Hi there, and welcome to the Bell Farm Miscellany. We’re Jack and Goodie, two farmers who run a regenerative farm in the Piedmont of North Carolina. We’ve designed this Substack to gather and share the many different types of writing that happen on our farm. We hope you’ll enjoy essays and images that describe farm life, agriculture, ethics, agrarianism, the theology of agriculture, and creation care. But we also think you’ll be delighted by other things, too: notes, queries, and reflections on poetry, art, history, and philosophy (Jack is a literary historian by training); snippets of sermons, pastoral reflections, and theological essays (Goodie also works as a pastor in Durham, North Carolina); as well as guest posts by friends, fellow travelers and farmer-comrades.
Each month we’ll send out a meditation that will contain an essay, along with links to books, articles, essays, and literature that we’re reading. We’ll send our first installment out June 12th. Be on the lookout, and if you can’t find it in your inboxes, check your Spam and Promotion folders. In the meantime, please check out Jack’s latest essay in Plough Quarterly (in print or online) on William Cobbett (1763-1835), a radical journalist, farmer, and pamphleteer. Cobbett just may be the greatest English writer you’ve never heard of. Jack’s essay is on the deep and disturbing changes to the English countryside that Cobbett saw taking place on the eve of the Industrial Revolution. Enjoy, and please share with your family, friends, and neighbors.
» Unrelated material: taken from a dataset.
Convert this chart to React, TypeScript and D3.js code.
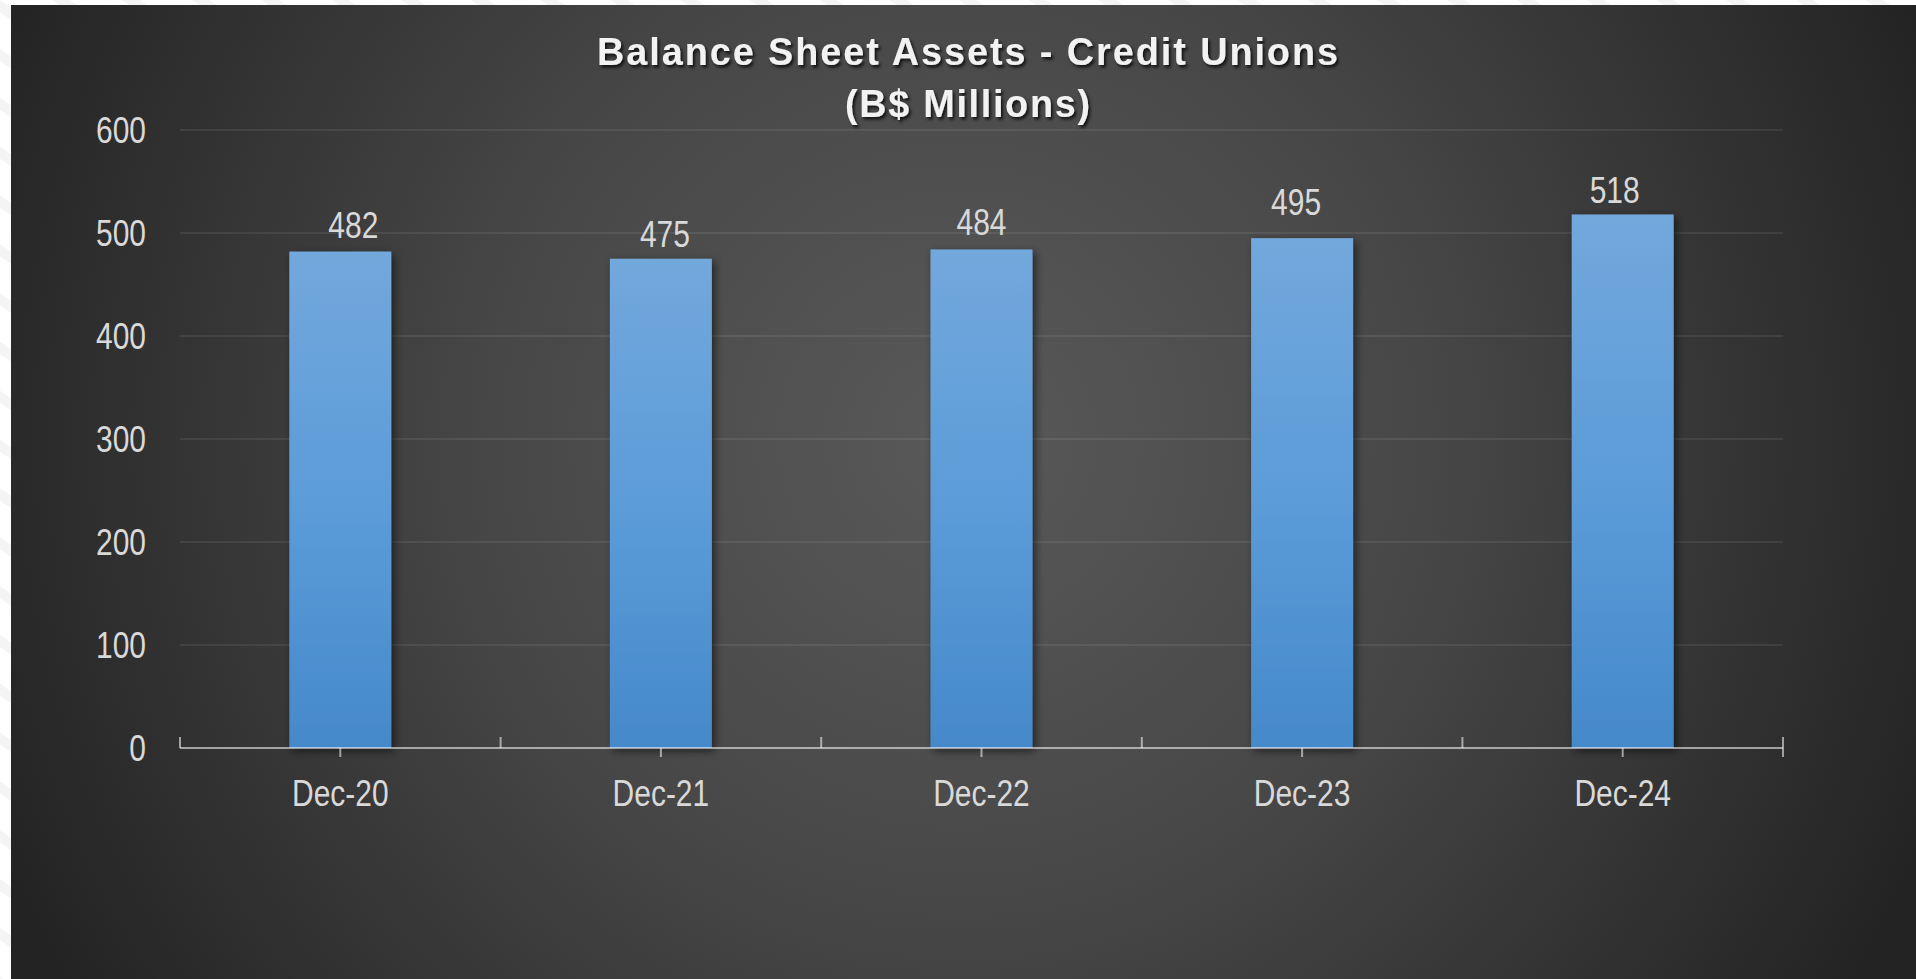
import React from "react";
import * as d3 from "d3";

const categories: string[] = ["Dec-20", "Dec-21", "Dec-22", "Dec-23", "Dec-24"];
const assets: number[] = [482, 475, 484, 495, 518];
const yTicks: number[] = [0, 100, 200, 300, 400, 500, 600];
const titleLines: string[] = ["Balance Sheet Assets - Credit Unions", "(B$ Millions)"];
// small manual nudges of the value labels (dx, extra gap above bar)
const labelDx: number[] = [13, 4, 0, -6, -8];
const labelGap: number[] = [14, 12, 14, 23, 11];

const W = 1916;
const H = 979;
const FONT = "'Liberation Sans Narrow', 'Arial Narrow', 'Liberation Sans', Arial, sans-serif";
const SX = 0.81; // horizontal condensing to mimic a narrow face

function NarrowText(props: {
  x: number;
  y: number;
  anchor: "start" | "middle" | "end";
  size: number;
  fill: string;
  weight?: string;
  length?: number;
  sx?: number;
  children: React.ReactNode;
}) {
  const sx = props.sx ?? SX;
  return (
    <g transform={`translate(${props.x},${props.y}) scale(${sx},1)`}>
      <text
        x={0}
        y={0}
        textAnchor={props.anchor}
        fontFamily={FONT}
        fontSize={props.size}
        fontWeight={props.weight || "normal"}
        fill={props.fill}
        textLength={props.length ? props.length / sx : undefined}
        lengthAdjust={props.length ? "spacing" : undefined}
      >
        {props.children}
      </text>
    </g>
  );
}

export default function App() {
  const x = d3
    .scaleBand<string>()
    .domain(categories)
    .range([180, 1783])
    .paddingInner(0.682)
    .paddingOuter(0.341);
  const y = d3.scaleLinear().domain([0, 600]).range([748, 130]);
  const step = x.step();
  const x0 = x.range()[0];
  const boundaries = d3.range(categories.length + 1).map((i) => x0 + i * step);
  const cx = (c: string) => x(c)! + x.bandwidth() / 2;

  return (
    <svg
      width={W}
      height={H}
      style={{ position: "absolute", left: 0, top: 0, display: "block" }}
    >
      <defs>
        <radialGradient id="bg" gradientUnits="userSpaceOnUse" cx={960} cy={440} r={1050}>
          <stop offset="0" stopColor="#595959" />
          <stop offset="0.45" stopColor="#474747" />
          <stop offset="1" stopColor="#232323" />
        </radialGradient>
        <linearGradient id="bar" x1="0" y1="0" x2="0" y2="1">
          <stop offset="0" stopColor="#72a8dc" />
          <stop offset="0.5" stopColor="#5c9cd9" />
          <stop offset="1" stopColor="#4589cb" />
        </linearGradient>
        <filter id="barShadow" x="-20%" y="-10%" width="140%" height="130%">
          <feDropShadow dx="3" dy="3" stdDeviation="4" floodColor="#000" floodOpacity="0.55" />
        </filter>
        <filter id="titleShadow" x="-10%" y="-30%" width="120%" height="160%">
          <feDropShadow dx="2" dy="2.5" stdDeviation="1.6" floodColor="#000" floodOpacity="0.75" />
        </filter>
        <pattern id="stripes" width="40" height="40" patternUnits="userSpaceOnUse" patternTransform="rotate(35)">
          <rect width="40" height="40" fill="#ffffff" />
          <rect width="40" height="10" fill="#f4f4f4" />
        </pattern>
      </defs>

      <rect x={0} y={0} width={W} height={H} fill="url(#stripes)" />
      <rect x={11} y={5} width={W - 11} height={H - 5} fill="url(#bg)" />

      {/* gridlines */}
      {yTicks
        .filter((t) => t !== 0)
        .map((t) => (
          <line
            key={"g" + t}
            x1={180}
            x2={1783}
            y1={y(t)}
            y2={y(t)}
            stroke="#ffffff"
            strokeOpacity={0.1}
            strokeWidth={1.5}
          />
        ))}

      {/* y tick labels */}
      {yTicks.map((t) => (
        <NarrowText key={"yl" + t} x={146} y={y(t) + 13} anchor="end" size={37} fill="#d9d9d9">
          {t}
        </NarrowText>
      ))}

      {/* bars */}
      {assets.map((v, i) => (
        <rect
          key={"b" + i}
          x={x(categories[i])}
          y={y(v)}
          width={x.bandwidth()}
          height={y(0) - y(v)}
          fill="url(#bar)"
          filter="url(#barShadow)"
        />
      ))}

      {/* x axis */}
      <line x1={180} x2={1783} y1={y(0)} y2={y(0)} stroke="#ffffff" strokeOpacity={0.55} strokeWidth={2.2} />
      {boundaries.map((bx, i) => (
        <line
          key={"tb" + i}
          x1={bx}
          x2={bx}
          y1={y(0) - 11}
          y2={i === boundaries.length - 1 ? y(0) + 9 : y(0)}
          stroke="#ffffff"
          strokeOpacity={0.55}
          strokeWidth={2}
        />
      ))}
      {categories.map((c) => (
        <line
          key={"tc" + c}
          x1={cx(c)}
          x2={cx(c)}
          y1={y(0)}
          y2={y(0) + 9}
          stroke="#ffffff"
          strokeOpacity={0.55}
          strokeWidth={2}
        />
      ))}

      {/* category labels */}
      {categories.map((c) => (
        <NarrowText key={"xl" + c} x={cx(c)} y={806} anchor="middle" size={37} fill="#d9d9d9">
          {c}
        </NarrowText>
      ))}

      {/* value labels */}
      {assets.map((v, i) => (
        <NarrowText
          key={"vl" + i}
          x={cx(categories[i]) + labelDx[i]}
          y={y(v) - labelGap[i]}
          anchor="middle"
          size={37}
          fill="#d9d9d9"
        >
          {v}
        </NarrowText>
      ))}

      {/* title */}
      <g filter="url(#titleShadow)">
        <NarrowText x={967.5} y={65} anchor="middle" size={39} weight="bold" fill="#f2f2f2" length={741} sx={0.97}>
          {titleLines[0]}
        </NarrowText>
        <NarrowText x={967.5} y={117} anchor="middle" size={39} weight="bold" fill="#f2f2f2" length={245} sx={0.97}>
          {titleLines[1]}
        </NarrowText>
      </g>
    </svg>
  );
}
A final note on our name: why miscellany? A miscellany is (or was) a collection of different pieces of writing organized and bound in a single volume. In the early modern period, miscellanies were a popular way to store favored quotations, aphorisms, phrases in a single, bound book. Although we’ll categorize our posts chronologically and not alphabetically (like most miscellanies I’ve seen), we’d like to think that that this blog functions in the spirit of the miscellany: snippets of our writing and the writing of those we love and look to for wisdom, whether they are living or long dead.